## Exercise
Which lines hold the word "that"? Copy each of them from the material.

------------------------

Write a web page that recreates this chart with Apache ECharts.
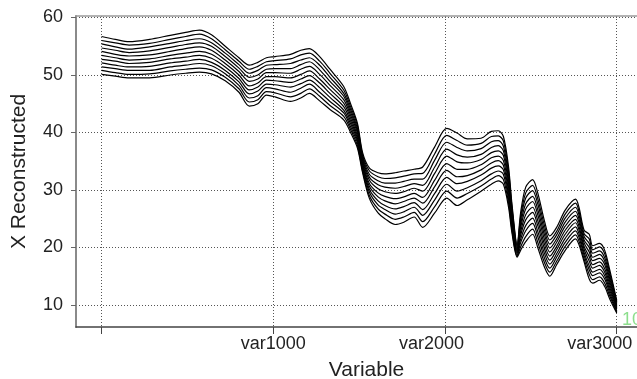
<!DOCTYPE html>
<html>
<head>
<meta charset="utf-8">
<script src="https://cdn.jsdelivr.net/npm/echarts@6/dist/echarts.min.js"></script>
<style>
  html, body { margin: 0; padding: 0; background: #fff; }
  #chart { width: 637px; height: 379px; }
</style>
</head>
<body>
<div id="chart"></div>
<script>
// variable index of each sampled point
const variables = [
  0, 80, 160, 280, 400, 490, 570, 640, 720, 800,
  860, 910, 960, 1010, 1100, 1160, 1210, 1270, 1330, 1410,
  1450, 1490, 1520, 1560, 1610, 1650, 1710, 1760, 1820, 1870,
  1940, 2010, 2070, 2130, 2210, 2270, 2310, 2340, 2370, 2390,
  2420, 2440, 2470, 2510, 2540, 2580, 2610, 2650, 2700,
  2760, 2780, 2810, 2840, 2860, 2900, 2930, 2960, 3000
];

// reconstructed spectra (top to bottom)
const s0 = [
  56.7, 56.2, 55.8, 56.2, 56.9, 57.4, 57.8, 57.0, 55.0, 53.0,
  51.7, 52.2, 53.0, 53.2, 53.6, 54.3, 54.6, 53.2, 51.0, 48.0,
  45.0, 41.6, 36.5, 33.8, 33.0, 32.8, 33.0, 33.3, 33.6, 34.0,
  37.5, 40.7, 39.9, 38.9, 39.0, 40.2, 40.3, 39.3, 34.0, 27.5,
  20.5, 26.0, 30.5, 31.8, 29.5, 24.5, 22.0, 23.5, 26.5,
  28.4, 27.0, 23.0, 22.3, 20.3, 20.7, 19.5, 16.0, 10.8
];
const s1 = [
  56.0, 55.6, 55.2, 55.5, 56.2, 56.7, 57.1, 56.3, 54.4, 52.4,
  51.0, 51.5, 52.3, 52.5, 52.8, 53.5, 53.8, 52.4, 50.3, 47.4,
  44.5, 41.2, 36.1, 33.3, 32.3, 32.0, 32.1, 32.4, 32.8, 32.9,
  36.3, 39.5, 38.6, 37.8, 38.1, 39.3, 39.4, 38.5, 33.3, 27.0,
  20.3, 25.3, 29.5, 30.8, 28.5, 23.7, 21.3, 22.8, 25.8,
  27.7, 26.3, 22.4, 21.5, 19.6, 20.1, 18.9, 15.5, 10.6
];
const s2 = [
  55.4, 54.9, 54.5, 54.9, 55.5, 56.0, 56.3, 55.6, 53.8, 51.8,
  50.3, 50.8, 51.7, 51.8, 52.0, 52.6, 53.0, 51.7, 49.6, 46.8,
  44.0, 40.7, 35.8, 32.7, 31.6, 31.2, 31.2, 31.5, 31.9, 31.9,
  35.2, 38.3, 37.4, 36.8, 37.2, 38.4, 38.6, 37.6, 32.6, 26.5,
  20.1, 24.7, 28.6, 29.9, 27.6, 22.9, 20.6, 22.2, 25.1,
  27.0, 25.7, 21.9, 20.7, 19.0, 19.4, 18.2, 15.0, 10.4
];
const s3 = [
  54.7, 54.3, 53.9, 54.2, 54.8, 55.3, 55.6, 55.0, 53.2, 51.2,
  49.6, 50.0, 51.0, 51.1, 51.1, 51.8, 52.3, 50.9, 48.9, 46.3,
  43.5, 40.3, 35.4, 32.2, 30.9, 30.5, 30.3, 30.6, 31.1, 30.8,
  34.0, 37.1, 36.1, 35.7, 36.2, 37.4, 37.7, 36.8, 31.9, 26.0,
  19.8, 24.0, 27.6, 28.9, 26.6, 22.1, 19.9, 21.5, 24.4,
  26.3, 25.0, 21.3, 20.0, 18.3, 18.8, 17.6, 14.5, 10.1
];
const s4 = [
  54.1, 53.6, 53.3, 53.5, 54.1, 54.6, 54.9, 54.3, 52.6, 50.6,
  48.9, 49.3, 50.4, 50.4, 50.3, 51.0, 51.5, 50.1, 48.2, 45.7,
  43.0, 39.9, 35.1, 31.7, 30.2, 29.7, 29.4, 29.7, 30.3, 29.8,
  32.9, 35.9, 34.9, 34.7, 35.3, 36.5, 36.8, 36.0, 31.2, 25.5,
  19.6, 23.4, 26.7, 28.0, 25.7, 21.3, 19.2, 20.9, 23.7,
  25.6, 24.4, 20.8, 19.2, 17.7, 18.1, 17.0, 14.0, 9.9
];
const s5 = [
  53.4, 53.0, 52.6, 52.8, 53.4, 53.8, 54.1, 53.6, 52.0, 50.0,
  48.1, 48.6, 49.7, 49.7, 49.5, 50.1, 50.7, 49.3, 47.5, 45.1,
  42.5, 39.4, 34.7, 31.1, 29.5, 28.9, 28.5, 28.8, 29.4, 28.7,
  31.7, 34.6, 33.6, 33.6, 34.4, 35.6, 35.9, 35.1, 30.5, 25.0,
  19.4, 22.7, 25.7, 27.0, 24.7, 20.5, 18.5, 20.2, 23.0,
  24.9, 23.7, 20.2, 18.4, 17.0, 17.5, 16.3, 13.5, 9.7
];
const s6 = [
  52.7, 52.4, 52.0, 52.2, 52.8, 53.1, 53.4, 52.9, 51.4, 49.4,
  47.4, 47.9, 49.1, 49.0, 48.7, 49.3, 49.9, 48.6, 46.8, 44.5,
  42.0, 39.0, 34.4, 30.6, 28.8, 28.1, 27.6, 28.0, 28.6, 27.7,
  30.6, 33.4, 32.3, 32.5, 33.5, 34.7, 35.1, 34.3, 29.8, 24.5,
  19.2, 22.1, 24.8, 26.1, 23.8, 19.7, 17.8, 19.6, 22.3,
  24.3, 23.1, 19.7, 17.6, 16.4, 16.9, 15.7, 13.0, 9.5
];
const s7 = [
  52.1, 51.7, 51.4, 51.5, 52.1, 52.4, 52.7, 52.2, 50.8, 48.8,
  46.7, 47.2, 48.4, 48.3, 47.9, 48.5, 49.1, 47.8, 46.1, 43.9,
  41.5, 38.6, 34.0, 30.1, 28.1, 27.3, 26.7, 27.1, 27.8, 26.6,
  29.4, 32.2, 31.1, 31.5, 32.6, 33.8, 34.2, 33.5, 29.1, 24.0,
  19.0, 21.4, 23.8, 25.1, 22.8, 18.9, 17.1, 18.9, 21.6,
  23.6, 22.4, 19.1, 16.8, 15.7, 16.2, 15.1, 12.5, 9.3
];
const s8 = [
  51.4, 51.1, 50.8, 50.8, 51.4, 51.7, 52.0, 51.6, 50.2, 48.2,
  46.0, 46.4, 47.8, 47.6, 47.0, 47.7, 48.4, 47.0, 45.4, 43.4,
  41.0, 38.2, 33.7, 29.6, 27.4, 26.6, 25.8, 26.2, 27.0, 25.6,
  28.3, 31.0, 29.8, 30.4, 31.6, 32.8, 33.3, 32.7, 28.4, 23.5,
  18.7, 20.8, 22.9, 24.2, 21.9, 18.1, 16.4, 18.3, 20.9,
  22.9, 21.8, 18.6, 16.1, 15.1, 15.6, 14.5, 12.0, 9.0
];
const s9 = [
  50.8, 50.4, 50.1, 50.2, 50.7, 51.0, 51.2, 50.9, 49.6, 47.6,
  45.3, 45.7, 47.1, 46.9, 46.2, 46.8, 47.6, 46.3, 44.7, 42.8,
  40.5, 37.7, 33.3, 29.0, 26.7, 25.8, 24.9, 25.3, 26.1, 24.5,
  27.1, 29.8, 28.6, 29.4, 30.7, 31.9, 32.5, 31.8, 27.7, 23.0,
  18.5, 20.1, 21.9, 23.2, 20.9, 17.3, 15.7, 17.6, 20.2,
  22.2, 21.1, 18.0, 15.3, 14.4, 14.9, 13.8, 11.5, 8.8
];
const s10 = [
  50.1, 49.8, 49.5, 49.5, 50.0, 50.3, 50.5, 50.2, 49.0, 47.0,
  44.6, 45.0, 46.5, 46.2, 45.4, 46.0, 46.8, 45.5, 44.0, 42.2,
  40.0, 37.3, 33.0, 28.5, 26.0, 25.0, 24.0, 24.4, 25.3, 23.5,
  26.0, 28.6, 27.3, 28.3, 29.8, 31.0, 31.6, 31.0, 27.0, 22.5,
  18.3, 19.5, 21.0, 22.3, 20.0, 16.5, 15.0, 17.0, 19.5,
  21.5, 20.5, 17.5, 14.5, 13.8, 14.3, 13.2, 11.0, 8.6
];
const spectra = [s0, s1, s2, s3, s4, s5, s6, s7, s8, s9, s10];

// axis ticks
const xTicks = [0, 1000, 2000, 3000];
const xLabels = [1000, 2000, 3000];
const yTicks = [10, 20, 30, 40, 50, 60];

// green sample label at the right edge
const noteX = [3030];
const noteY = [7.4];
const noteText = ['10'];

const chart = echarts.init(document.getElementById('chart'));
const font = "'Liberation Sans', Arial, Helvetica, sans-serif";
const xMin = -149;
const xMax = 3118;
const gridLine = { show: true, lineStyle: { color: '#555', type: [1, 2], width: 1 } };
const tickText = { fontFamily: font, fontSize: 18, color: '#222' };

const lineSeries = spectra.map((ys, k) => ({
  name: 'spec' + k,
  type: 'line',
  data: variables.map((v, i) => [v, ys[i]]),
  showSymbol: false,
  smooth: 0.3,
  silent: true,
  lineStyle: { color: '#000', width: 1.2 },
}));

const option = {
  animation: false,
  grid: { left: 76, right: 0, top: 16, bottom: 52, outerBoundsMode: 'none', containLabel: false },
  xAxis: [
    {
      type: 'value',
      min: xMin,
      max: xMax,
      name: 'Variable',
      nameLocation: 'middle',
      nameGap: 33,
      nameTextStyle: { fontFamily: font, fontSize: 21, color: '#222', padding: [0, 0, 0, 20] },
      axisLine: { onZero: false, lineStyle: { color: '#444', width: 1.5 } },
      axisTick: { customValues: xTicks, length: 7, lineStyle: { color: '#444' } },
      axisLabel: {
        customValues: xLabels,
        margin: 8,
        ...tickText,
        // the printed labels sit a little left of their ticks towards the right
        formatter: (v) => (v === 2000 ? '{b|var' + v + '}' : v === 3000 ? '{c|var' + v + '}' : 'var' + v),
        rich: {
          b: { ...tickText, padding: [0, 27, 0, 0] },
          c: { ...tickText, padding: [0, 34, 0, 0] },
        },
      },
      splitLine: gridLine,
    },
    {
      type: 'value',
      position: 'top',
      min: xMin,
      max: xMax,
      axisLine: { show: true, onZero: false, lineStyle: { color: '#9a9a9a', width: 1.5 } },
      axisTick: { show: false },
      axisLabel: { show: false },
      splitLine: { show: false },
    },
  ],
  yAxis: {
    type: 'value',
    min: 6.17,
    max: 60.26,
    name: 'X Reconstructed',
    nameLocation: 'middle',
    nameGap: 46,
    nameTextStyle: { fontFamily: font, fontSize: 21, color: '#222' },
    axisLine: { show: true, onZero: false, lineStyle: { color: '#8a8a8a', width: 2 } },
    axisTick: { show: true, customValues: yTicks, length: 5, lineStyle: { color: '#666' } },
    axisLabel: { customValues: yTicks, margin: 13, ...tickText },
    splitLine: gridLine,
  },
  series: [
    ...lineSeries,
    {
      type: 'scatter',
      data: noteX.map((x, i) => [x, noteY[i]]),
      symbolSize: 0,
      silent: true,
      label: {
        show: true,
        position: 'right',
        distance: 0,
        formatter: (p) => noteText[p.dataIndex],
        fontFamily: font,
        fontSize: 18,
        color: '#6fd66f',
      },
    },
  ],
};

chart.setOption(option);
</script>
</body>
</html>
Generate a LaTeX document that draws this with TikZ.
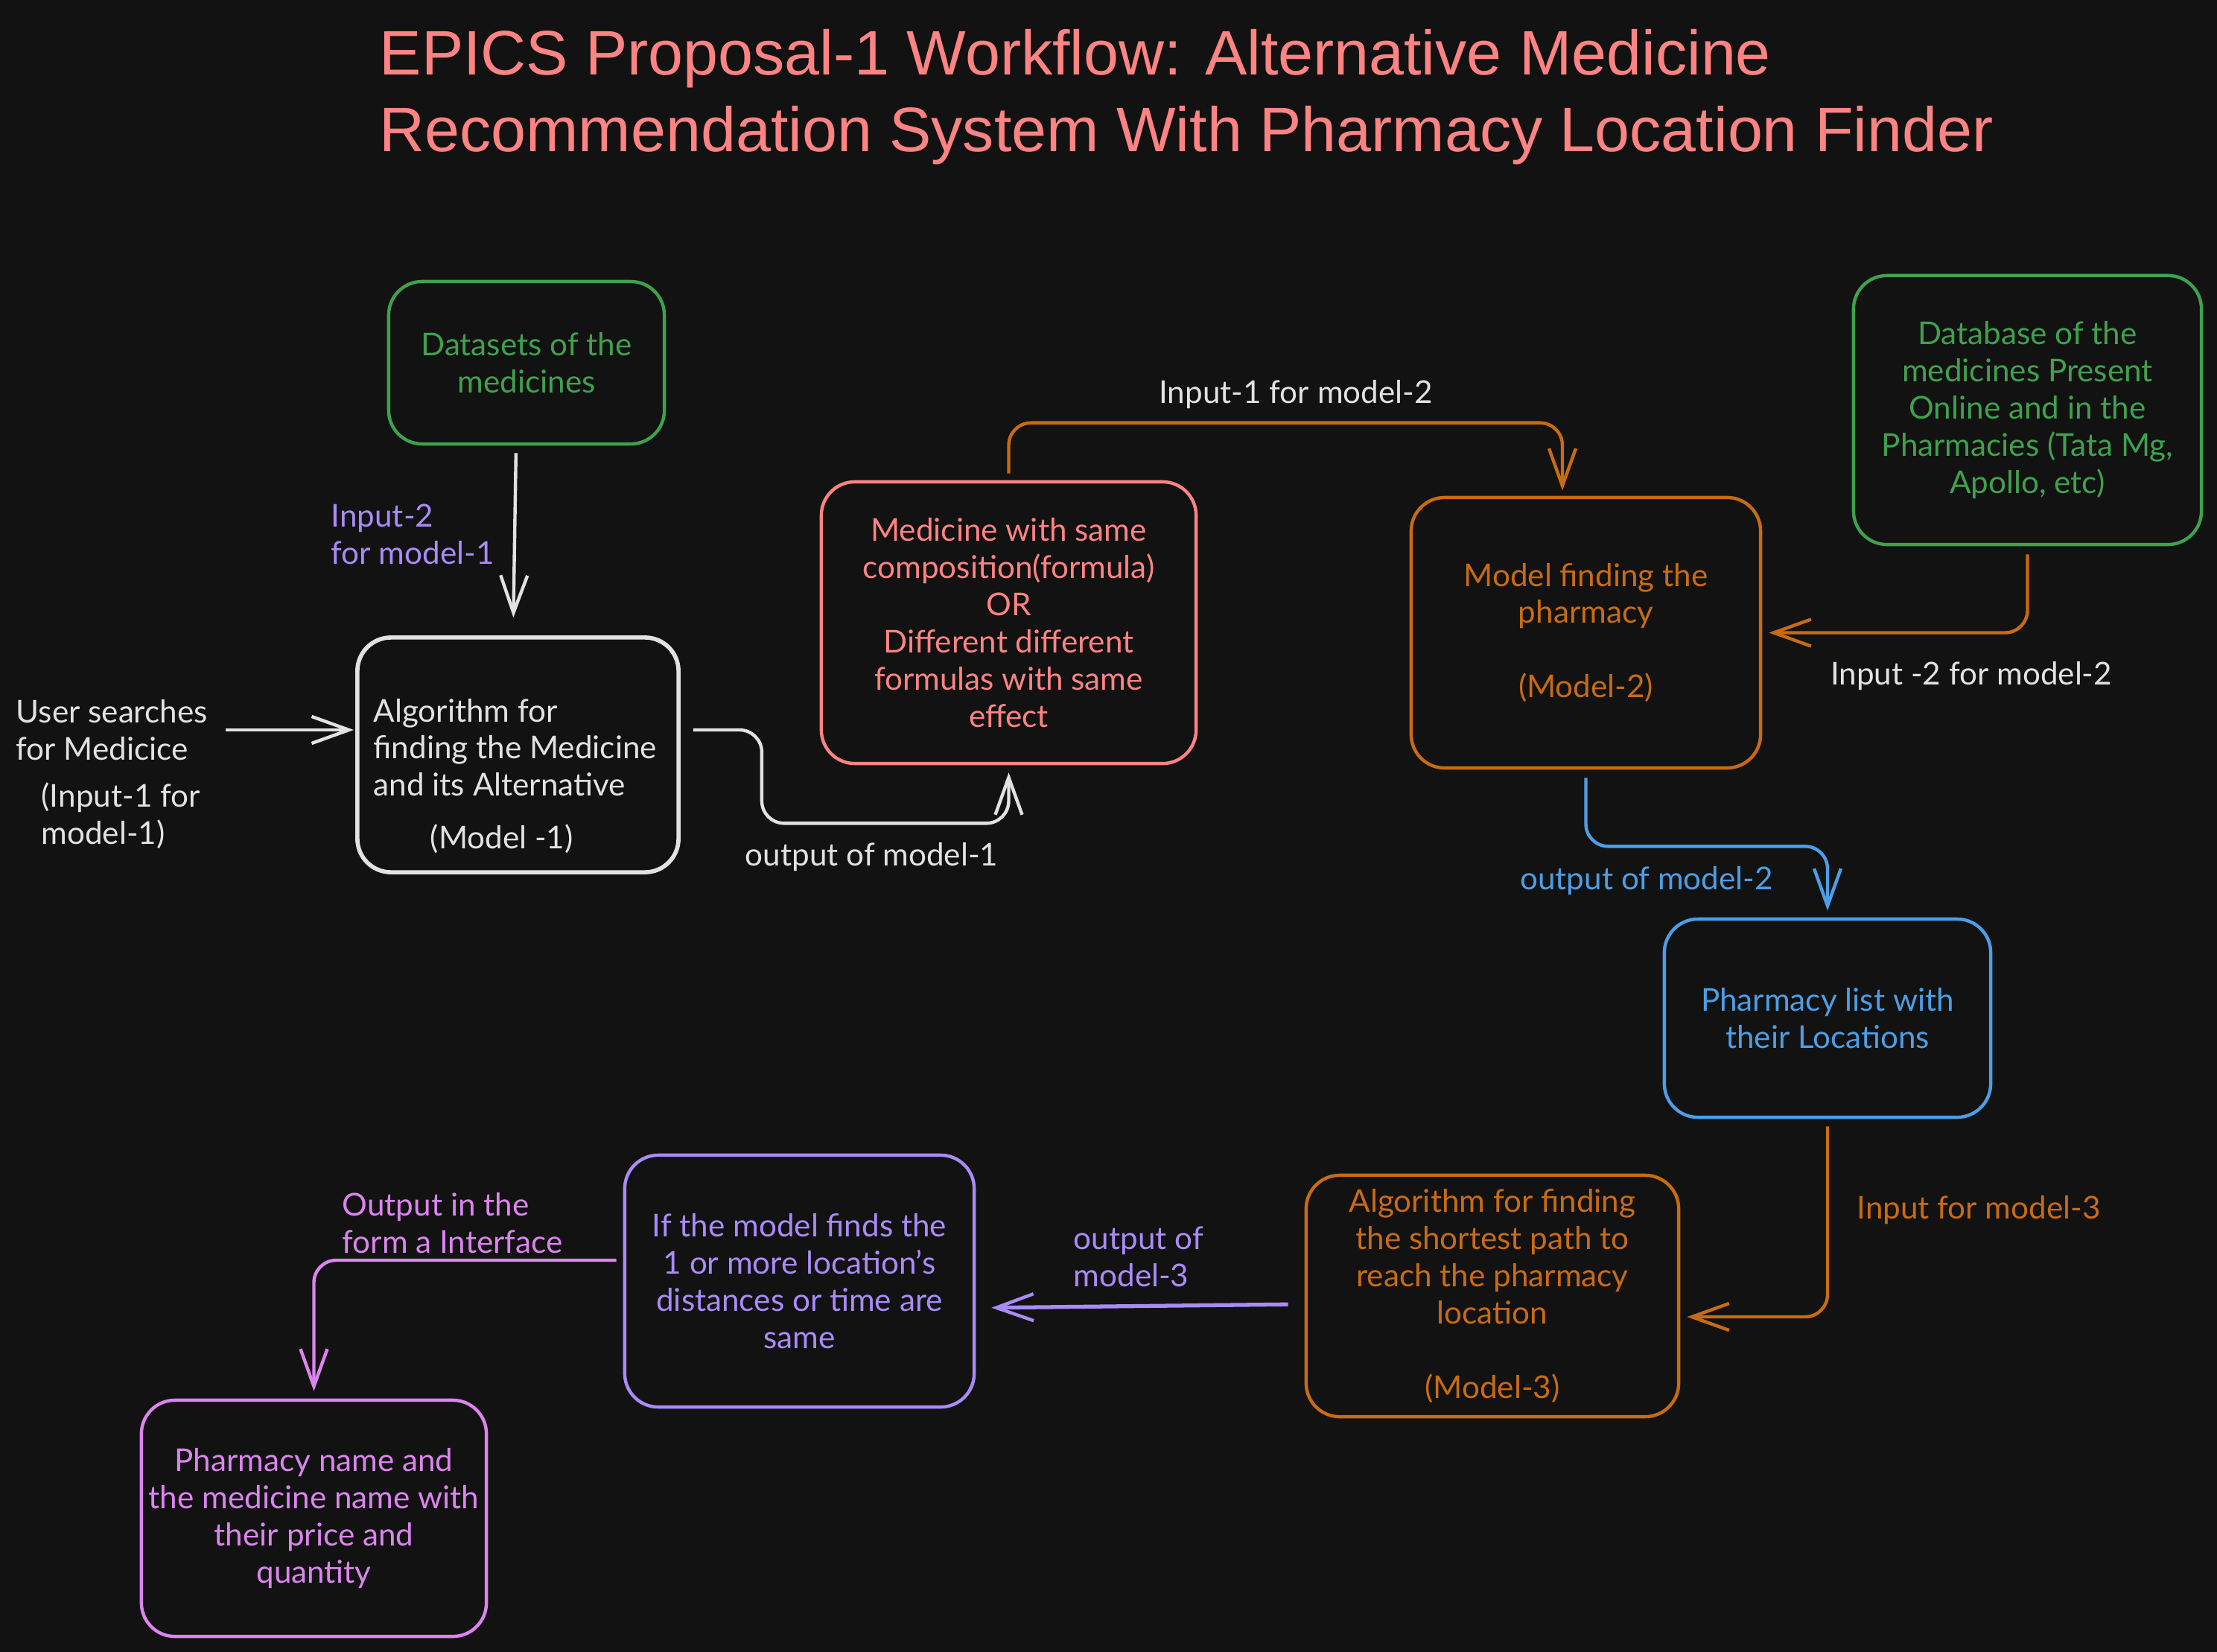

------------------------

## Finished task
Write a web page that recreates this chart with Apache ECharts.
Generate a LaTeX document that draws this with TikZ.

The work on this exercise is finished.